Copy the lines of the data below exactly, starting at the first and stopping after the line that contains "const categories = ['No"; include no pictures.

● ● ●

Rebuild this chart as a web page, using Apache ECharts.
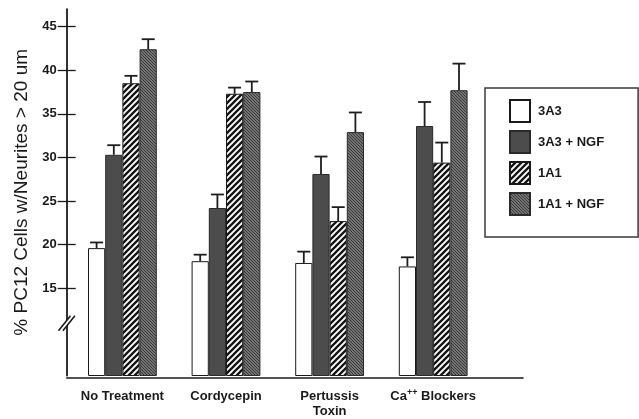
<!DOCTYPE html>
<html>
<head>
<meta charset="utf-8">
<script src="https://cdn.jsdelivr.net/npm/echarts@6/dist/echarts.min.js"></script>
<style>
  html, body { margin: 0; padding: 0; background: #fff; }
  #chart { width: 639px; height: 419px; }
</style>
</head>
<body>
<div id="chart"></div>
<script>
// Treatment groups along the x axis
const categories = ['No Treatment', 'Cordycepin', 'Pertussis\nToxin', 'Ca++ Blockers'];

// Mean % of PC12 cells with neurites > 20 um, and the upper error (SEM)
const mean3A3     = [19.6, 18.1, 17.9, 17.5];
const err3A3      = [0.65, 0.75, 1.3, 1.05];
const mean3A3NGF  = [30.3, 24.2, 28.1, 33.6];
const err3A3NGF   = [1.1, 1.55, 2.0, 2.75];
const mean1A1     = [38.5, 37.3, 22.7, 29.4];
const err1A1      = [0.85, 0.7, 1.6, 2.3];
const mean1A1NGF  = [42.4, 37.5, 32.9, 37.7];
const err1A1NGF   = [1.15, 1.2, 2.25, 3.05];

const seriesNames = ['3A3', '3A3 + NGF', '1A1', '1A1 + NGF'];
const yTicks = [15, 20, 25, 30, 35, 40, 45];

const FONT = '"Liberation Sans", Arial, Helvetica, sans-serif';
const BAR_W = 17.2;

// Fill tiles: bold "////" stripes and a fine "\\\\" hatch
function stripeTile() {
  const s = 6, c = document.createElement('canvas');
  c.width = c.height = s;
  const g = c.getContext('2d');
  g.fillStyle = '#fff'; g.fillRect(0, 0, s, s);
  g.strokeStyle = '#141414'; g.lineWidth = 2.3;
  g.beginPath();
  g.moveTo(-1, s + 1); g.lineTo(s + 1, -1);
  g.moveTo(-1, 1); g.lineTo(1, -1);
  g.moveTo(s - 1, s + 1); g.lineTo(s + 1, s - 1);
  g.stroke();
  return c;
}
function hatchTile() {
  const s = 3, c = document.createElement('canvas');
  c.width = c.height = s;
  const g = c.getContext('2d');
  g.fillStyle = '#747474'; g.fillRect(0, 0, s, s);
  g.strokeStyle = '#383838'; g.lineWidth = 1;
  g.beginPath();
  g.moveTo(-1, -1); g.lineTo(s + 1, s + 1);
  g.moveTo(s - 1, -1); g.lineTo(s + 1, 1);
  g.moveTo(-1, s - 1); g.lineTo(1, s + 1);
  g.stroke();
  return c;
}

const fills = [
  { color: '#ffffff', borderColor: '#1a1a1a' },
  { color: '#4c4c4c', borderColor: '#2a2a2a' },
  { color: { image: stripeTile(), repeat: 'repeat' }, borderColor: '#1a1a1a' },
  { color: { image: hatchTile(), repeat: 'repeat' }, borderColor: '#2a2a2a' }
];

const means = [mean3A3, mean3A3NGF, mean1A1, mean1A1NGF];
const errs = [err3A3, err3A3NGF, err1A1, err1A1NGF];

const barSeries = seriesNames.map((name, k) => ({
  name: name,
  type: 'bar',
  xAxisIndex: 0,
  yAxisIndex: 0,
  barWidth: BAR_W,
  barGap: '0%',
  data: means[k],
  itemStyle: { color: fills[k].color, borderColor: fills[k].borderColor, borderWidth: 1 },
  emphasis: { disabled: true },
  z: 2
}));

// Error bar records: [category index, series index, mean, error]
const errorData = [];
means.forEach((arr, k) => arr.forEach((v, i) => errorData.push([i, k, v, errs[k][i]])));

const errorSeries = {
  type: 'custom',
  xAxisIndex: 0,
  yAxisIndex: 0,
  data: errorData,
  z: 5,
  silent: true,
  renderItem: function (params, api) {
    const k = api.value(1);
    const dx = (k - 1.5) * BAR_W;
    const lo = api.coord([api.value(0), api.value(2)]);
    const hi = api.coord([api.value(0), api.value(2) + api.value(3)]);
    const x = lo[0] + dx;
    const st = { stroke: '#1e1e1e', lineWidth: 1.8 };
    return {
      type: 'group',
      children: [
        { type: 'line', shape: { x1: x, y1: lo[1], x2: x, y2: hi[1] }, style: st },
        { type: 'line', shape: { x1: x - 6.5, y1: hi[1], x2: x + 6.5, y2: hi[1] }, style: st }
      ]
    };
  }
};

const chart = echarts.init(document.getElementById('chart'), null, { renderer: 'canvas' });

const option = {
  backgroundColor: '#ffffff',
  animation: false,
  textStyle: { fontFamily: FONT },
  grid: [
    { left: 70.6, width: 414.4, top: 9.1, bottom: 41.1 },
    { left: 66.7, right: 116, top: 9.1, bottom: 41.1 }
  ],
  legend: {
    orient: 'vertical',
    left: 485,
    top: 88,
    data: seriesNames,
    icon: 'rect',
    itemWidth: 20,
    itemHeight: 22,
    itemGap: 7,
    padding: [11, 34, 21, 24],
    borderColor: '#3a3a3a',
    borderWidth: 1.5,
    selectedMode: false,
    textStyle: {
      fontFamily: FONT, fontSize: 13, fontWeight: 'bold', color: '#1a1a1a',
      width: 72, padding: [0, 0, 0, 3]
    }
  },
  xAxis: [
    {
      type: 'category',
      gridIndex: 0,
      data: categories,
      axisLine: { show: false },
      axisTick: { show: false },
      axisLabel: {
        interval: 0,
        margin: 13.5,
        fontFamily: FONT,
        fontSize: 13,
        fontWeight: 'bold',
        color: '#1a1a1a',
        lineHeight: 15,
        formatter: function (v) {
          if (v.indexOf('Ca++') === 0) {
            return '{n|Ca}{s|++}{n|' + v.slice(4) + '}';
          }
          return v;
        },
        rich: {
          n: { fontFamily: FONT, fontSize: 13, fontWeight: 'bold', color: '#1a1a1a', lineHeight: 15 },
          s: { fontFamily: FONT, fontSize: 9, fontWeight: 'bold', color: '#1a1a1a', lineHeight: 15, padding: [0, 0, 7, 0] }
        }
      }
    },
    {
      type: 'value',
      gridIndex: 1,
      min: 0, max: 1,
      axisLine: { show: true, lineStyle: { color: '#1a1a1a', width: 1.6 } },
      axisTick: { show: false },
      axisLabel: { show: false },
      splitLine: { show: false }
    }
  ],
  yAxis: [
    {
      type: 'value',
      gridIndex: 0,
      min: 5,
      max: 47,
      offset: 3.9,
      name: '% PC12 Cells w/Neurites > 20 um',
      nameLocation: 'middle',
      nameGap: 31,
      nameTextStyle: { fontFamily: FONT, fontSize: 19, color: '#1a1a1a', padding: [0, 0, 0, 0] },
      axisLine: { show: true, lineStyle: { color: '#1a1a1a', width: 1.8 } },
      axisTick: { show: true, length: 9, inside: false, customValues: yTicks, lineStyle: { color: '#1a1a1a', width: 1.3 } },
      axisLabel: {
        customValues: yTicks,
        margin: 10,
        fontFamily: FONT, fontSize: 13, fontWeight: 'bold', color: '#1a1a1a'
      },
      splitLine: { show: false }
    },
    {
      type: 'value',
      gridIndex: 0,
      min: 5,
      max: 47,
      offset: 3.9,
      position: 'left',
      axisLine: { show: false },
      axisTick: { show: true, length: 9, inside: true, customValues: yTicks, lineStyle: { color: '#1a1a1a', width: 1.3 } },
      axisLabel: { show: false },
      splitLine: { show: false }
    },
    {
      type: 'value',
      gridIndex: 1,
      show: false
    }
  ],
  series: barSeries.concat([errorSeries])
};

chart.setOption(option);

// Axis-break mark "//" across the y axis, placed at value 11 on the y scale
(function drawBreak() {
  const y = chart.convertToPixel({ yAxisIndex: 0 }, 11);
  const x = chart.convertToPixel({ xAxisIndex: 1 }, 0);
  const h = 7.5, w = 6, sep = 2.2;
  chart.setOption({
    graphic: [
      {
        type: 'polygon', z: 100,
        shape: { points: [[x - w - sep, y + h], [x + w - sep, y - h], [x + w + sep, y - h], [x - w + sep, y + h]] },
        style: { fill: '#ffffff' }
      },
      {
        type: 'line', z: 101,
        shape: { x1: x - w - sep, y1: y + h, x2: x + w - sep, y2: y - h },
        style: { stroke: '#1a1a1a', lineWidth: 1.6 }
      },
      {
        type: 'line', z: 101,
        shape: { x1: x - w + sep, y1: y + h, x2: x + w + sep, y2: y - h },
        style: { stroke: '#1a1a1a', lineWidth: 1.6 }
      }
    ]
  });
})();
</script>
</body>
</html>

● ● ●

> OUTPUT OF THE TASK:
Rebuild this chart as a web page, using Apache ECharts.
<!DOCTYPE html>
<html>
<head>
<meta charset="utf-8">
<script src="https://cdn.jsdelivr.net/npm/echarts@6/dist/echarts.min.js"></script>
<style>
  html, body { margin: 0; padding: 0; background: #fff; }
  #chart { width: 639px; height: 419px; }
</style>
</head>
<body>
<div id="chart"></div>
<script>
// Treatment groups along the x axis
const categories = ['No Treatment', 'Cordycepin', 'Pertussis\nToxin', 'Ca++ Blockers'];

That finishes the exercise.